Sir

Your Editorial “Wanted: social entrepreneurs” (Nature 434, 941; 2005) rightly points out the positive steps taken by not-for-profit pharmaceutical ventures to find cures for neglected diseases. But your gentle criticism of universities as impediments to these advances does not go far enough.

My experience is with a group known as Universities Allied for Essential Medicines (http://www.essentialmedicine.org), composed primarily of students seeking to hold universities to their avowed public mission in the arena of health-technology policy. We believe that universities' reluctance to engage with non-traditional pharmaceutical partners stems in part from a myopic focus on taking out patents, executing licences and generating revenue. Success in technology transfer should be measured by its impact on human welfare, which requires an emphasis on innovation in neglected diseases and access to public-health goods.

The fact that neglected-disease drug ventures have to search and negotiate for molecules of interest reveals how upside-down the situation is. When patented innovations have not yet been licensed to an external agency for further development, universities should allow other non-profit institutions to use them in research for neglected diseases, as a matter of policy. When innovations have been out-licensed, universities should include an exemption for research on neglected diseases in their licensing agreements. In either case, the university should forgo royalty payments on products sold in developing countries.

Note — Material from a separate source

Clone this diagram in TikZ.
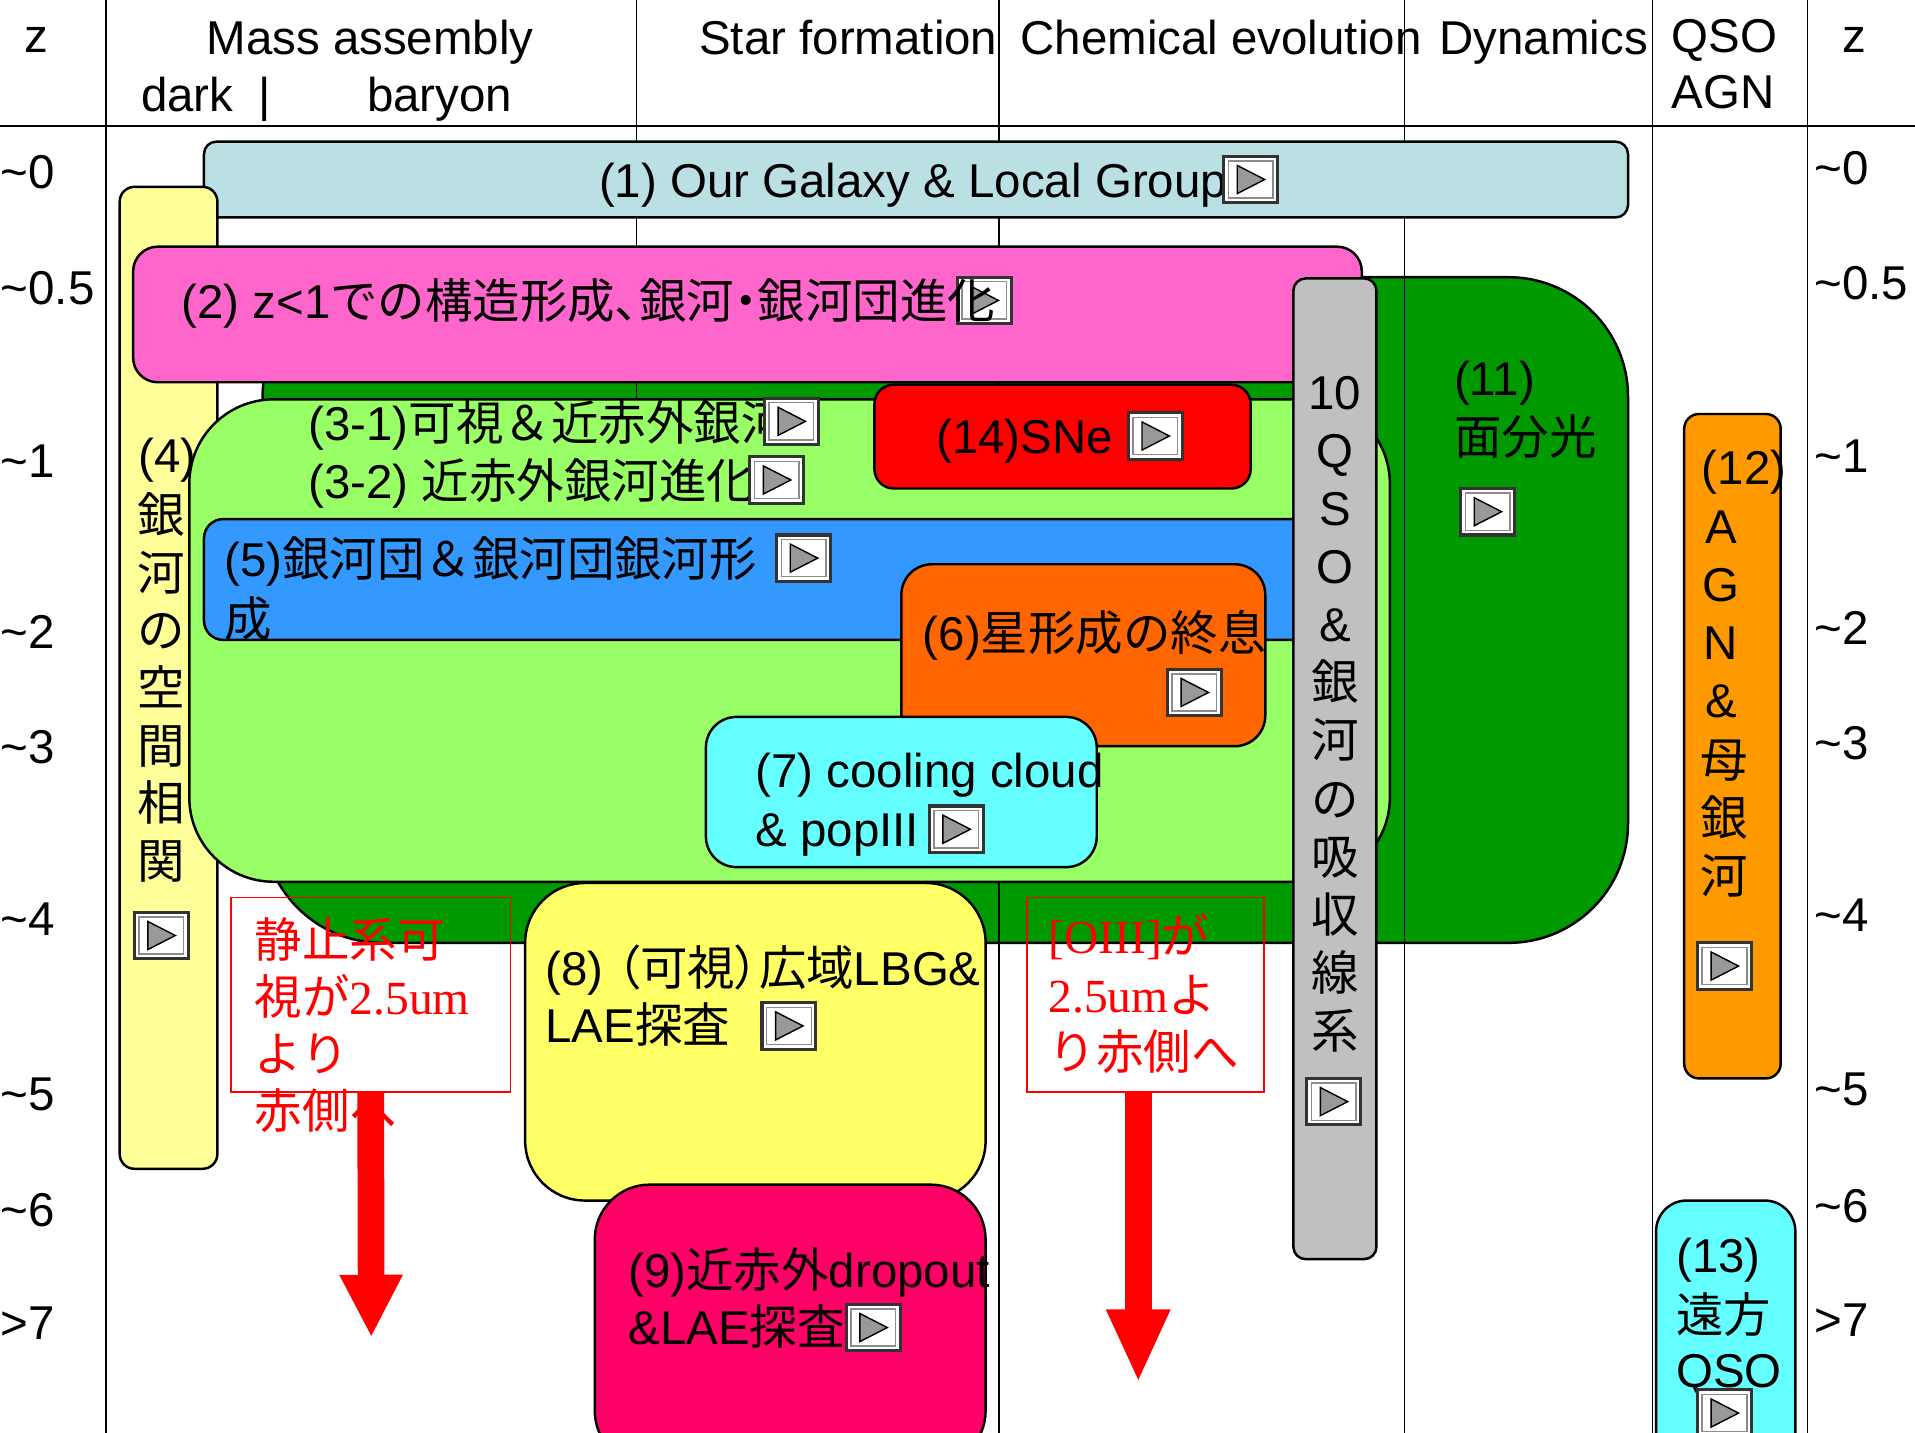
\documentclass[tikz,border=0pt]{standalone}
\usepackage{fontspec}
\setmainfont{Liberation Sans}
\newfontfamily\jp{Noto Sans CJK JP}
\newfontfamily\jpp[RawFeature=+palt]{Noto Sans CJK JP}
\newfontfamily\ser{Liberation Serif}
\usetikzlibrary{arrows.meta,calc}
\def\pxu{0.3475pt}
\definecolor{cLB}{HTML}{BBE0E3}
\definecolor{cPink}{HTML}{FF66CC}
\definecolor{cLG}{HTML}{99FF66}
\definecolor{cDG}{HTML}{009900}
\definecolor{cRed}{HTML}{FF0000}
\definecolor{cBlue}{HTML}{3399FF}
\definecolor{cOr}{HTML}{FF6600}
\definecolor{cCy}{HTML}{66FFFF}
\definecolor{cYe}{HTML}{FFFF66}
\definecolor{cMag}{HTML}{FF0066}
\definecolor{cGr}{HTML}{C0C0C0}
\definecolor{cOrb}{HTML}{FF9900}
\definecolor{cPY}{HTML}{FFFF99}
\definecolor{cTri}{HTML}{999999}
\begin{document}
\begin{tikzpicture}[x=0.012213cm, y=-0.012213cm,
  every node/.style={inner sep=0pt, font=\fontsize{13.5}{16}\selectfont},
  box/.style={draw=black, line width=0.7pt},
  colline/.style={draw=black, line width=0.45pt},
  btn/.style={draw=black!80, line width=0.9pt, fill=white,
    minimum width=15.3pt, minimum height=13.2pt,
    path picture={
      \draw[black!45, line width=0.4pt] ([shift={(1.3pt,1.3pt)}]path picture bounding box.south west) rectangle ([shift={(-1.3pt,-1.3pt)}]path picture bounding box.north east);
      \filldraw[fill=cTri, draw=black, line width=0.4pt]
        ([shift={(-3.8pt,4pt)}]path picture bounding box.center) --
        ([shift={(-3.8pt,-4pt)}]path picture bounding box.center) --
        ([shift={(4pt,0pt)}]path picture bounding box.center) -- cycle;}},
  txt/.style={anchor=base west},
  ctr/.style={anchor=base},
  redtxt/.style={anchor=base west, text=red},
  notebox/.style={draw=red, line width=0.5pt},
  bigarrow/.style={draw=red, line width=7.6pt}]
\useasboundingbox (0,0) rectangle (1568,1173);
\clip (0,0) rectangle (1568,1173);
\fill[white] (0,0) rectangle (1568,1173);

% dark green background region (3 behind / 11)
\draw[box, fill=cDG, rounded corners=34pt] (215,227) rectangle (1333,772);

% table lines
\draw[colline] (0,103) -- (1568,103);
\foreach \x in {87,521,818,1150,1353,1480} \draw[colline] (\x,0) -- (\x,1173);

% boxes
\draw[box, fill=cLB, rounded corners=3.5pt] (167,116) rectangle (1333,178);
\draw[box, fill=cPY, rounded corners=4.2pt] (98,153) rectangle (178,957);
\draw[box, fill=cPink, rounded corners=7pt] (109,202) rectangle (1115,313);
\draw[box, fill=cLG, rounded corners=24pt] (155,327) rectangle (1138,722);
\draw[box, fill=cRed, rounded corners=5.5pt] (716,315) rectangle (1024,400);
\draw[box, fill=cBlue, rounded corners=5.5pt] (167,425) rectangle (1080,524);
\draw[box, fill=cOr, rounded corners=8.7pt] (738,462) rectangle (1036,611);
\draw[box, fill=cCy, rounded corners=8.7pt] (578,587) rectangle (898,710);
\draw[box, fill=cYe, rounded corners=17pt] (430,723) rectangle (807,983);
\draw[box, fill=cMag, rounded corners=15.6pt] (487,970) rectangle (807,1200);
\draw[box, fill=cGr, rounded corners=3.5pt] (1059,228) rectangle (1127,1031);
\draw[box, fill=cOrb, rounded corners=4.2pt] (1379,339) rectangle (1458,883);
\draw[box, fill=cCy, rounded corners=8.7pt] (1356,983) rectangle (1470,1200);

% red note boxes
\node[notebox, minimum width=229*\pxu, minimum height=159*\pxu] (n1) at (303.5,814.5) {};
\node[notebox, minimum width=194*\pxu, minimum height=159*\pxu] (n2) at (938,814.5) {};

% header
\node[ctr] (hz1) at (30,43) {z};
\node[ctr] (hma) at (303,45) {Mass assembly};
\node[txt] (hdark) at (115,91) {dark};
\node[ctr] (hbar) at (217,91) {|};
\node[txt] (hbary) at (300,91) {baryon};
\node[txt] (hsf) at (572,45) {Star formation};
\node[txt] (hce) at (835,45) {Chemical evolution};
\node[txt] (hdy) at (1178,45) {Dynamics};
\node[txt] (hqso) at (1368,43) {QSO};
\node[txt] (hagn) at (1368,89) {AGN};
\node[ctr] (hz2) at (1518,43) {z};

% z labels
\foreach \t/\yl/\yr [count=\i] in {\textasciitilde 0/154/151, \textasciitilde 0.5/249/245, \textasciitilde 1/391/387, \textasciitilde 2/531/528, \textasciitilde 3/625/622, \textasciitilde 4/766/763, \textasciitilde 5/909/905, \textasciitilde 6/1004/1001, >7/1097/1094}{
  \node[txt] (zl\i) at (0,\yl) {\t};
  \node[txt] (zr\i) at (1485,\yr) {\t};
}

% box texts
\node[txt] (t1) at (490,162) {(1) Our Galaxy \& Local Group};
\node[txt] (t31) at (252,361) {(3-1){\jp 可視＆近赤外銀河}};
\node[txt] (t32) at (252,408) {(3-2) {\jp 近赤外銀河進化}};
\node[txt] (t14) at (766,371) {(14)SNe};
\node[txt] (t5a) at (183,472) {(5){\jp 銀河団＆銀河団銀河形}};
\node[txt] (t5b) at (183,521) {\jp 成};
\node[txt] (t6) at (755,533) {(6){\jp 星形成の終息}};
\node[txt] (t7a) at (618,645) {(7) cooling cloud};
\node[txt] (t7b) at (618,693) {\& popIII};
\node[txt] (t8a) at (446,807) {(8) {\jpp （可視）広域}LBG\&};
\node[txt] (t8b) at (446,854) {LAE{\jp 探査}};
\node[txt] (t9a) at (514,1054) {(9){\jp 近赤外}dropout};
\node[txt] (t9b) at (514,1101) {\&LAE{\jp 探査}};
\node[txt] (t11a) at (1190,324) {(11)};
\node[txt] (t11b) at (1190,372) {\jp 面分光};
\node[txt] (t13a) at (1372,1042) {(13)};
\node[txt] (t13b) at (1372,1091) {\jp 遠方};
\node[txt] (t13c) at (1372,1136) {QSO};

% vertical texts
\node[ctr] (t4) at (137,387) {(4)};
\foreach \c [count=\i] in {銀,河,の,空,間,相,関}
  \node[ctr] (t4c\i) at (132,{436+47.2*(\i-1)}) {\jp \c};
\foreach \c [count=\i] in {10,Q,S,O,\&}
  \node[ctr] (t10l\i) at (1093,{335+47.6*(\i-1)}) {\c};
\foreach \c [count=\i] in {銀,河,の,吸,収,線,系}
  \node[ctr] (t10c\i) at (1093,{573+47.6*(\i-1)}) {\jp \c};
\node[ctr] (t12) at (1428,397) {(12)};
\foreach \c [count=\i] in {A,G,N,\&}
  \node[ctr] (t12l\i) at (1409,{445+47.6*(\i-1)}) {\c};
\foreach \c [count=\i] in {母,銀,河}
  \node[ctr] (t12c\i) at (1412,{637+47.2*(\i-1)}) {\jp \c};

% red note texts
\node[redtxt] (r1a) at (208,784) {\jp 静止系可};
\node[redtxt] (r1b) at (208,831) {{\jp 視が}{\ser 2.5um}};
\node[redtxt] (r1c) at (208,877) {\jp より};
\node[redtxt] (r1d) at (208,924) {\jp 赤側へ};
\node[redtxt] (r2a) at (858,781) {{\ser [OIII]}{\jp が}};
\node[redtxt] (r2b) at (858,829) {{\ser 2.5um}{\jp よ}};
\node[redtxt] (r2c) at (858,876) {\jp り赤側へ};

% play buttons
\node[btn] (b1) at (1024,147) {};
\node[btn] (b2) at (806,246) {};
\node[btn] (b31) at (648,345) {};
\node[btn] (b32) at (636,393) {};
\node[btn] (b4) at (132,766) {};
\node[btn] (b5) at (658,457) {};
\node[btn] (b14) at (946,357) {};
\node[btn] (b6) at (978,567) {};
\node[btn] (b7) at (783,679) {};
\node[btn] (b8) at (646,840) {};
\node[btn] (b9) at (715,1087) {};
\node[btn] (b10) at (1092,902) {};
\node[btn] (b11) at (1218,419) {};
\node[btn] (b12) at (1412,791) {};
\node[btn] (b13) at (1412,1157) {};

% text over its button
\node[txt] (t2) at (148,261) {(2) z<1{\jp での構造形成}{\jpp 、}{\jp 銀河}{\jpp ・}{\jp 銀河団進化}};

% red arrows
\coordinate (a1) at (304,1095);
\coordinate (a2) at (932,1132);
\draw[bigarrow, -{Triangle[width=16.7pt, length=17.8pt]}] (n1.south) -- (a1);
\draw[bigarrow, -{Triangle[width=16.7pt, length=20.8pt]}] (n2.south -| a2) -- (a2);
\end{tikzpicture}
\end{document}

These exemptions can be constructed in such a way that they create a ‘dual-market opportunity’: any products developed could require cross-licensing (agreements between the beneficiary of the neglected-disease exemption and the original licencee) for sale in high-income countries, while being sold in poor countries without further licensing or payment of royalties.

Another point is that the criteria for academic promotion reinforce the difficulty of translating basic research into end-products. In addition to publications and grants, universities should consider a candidate's work in finding treatments for neglected diseases. They could reward participation in preclinical development projects, particularly open-source initiatives pooling research resources to speed commercialization, such as Tropical Disease Initiative (http://www.tropicaldisease.org) and Biological Innovation for Open Society (http://www.bios.net).

Of course, we are a long way from having neglected-disease research free of such hurdles. In the meantime, universities should look to their peers who are leading the charge in overturning the status quo. Yale University, the University of Washington, the University of California, Berkeley, the University of California, Santa Barbara and the University of Nebraska have all struck deals with non-traditional pharmaceutical ventures transferring intellectual-property rights to further neglected-disease research.

One hopes they are out in front of a much broader trend.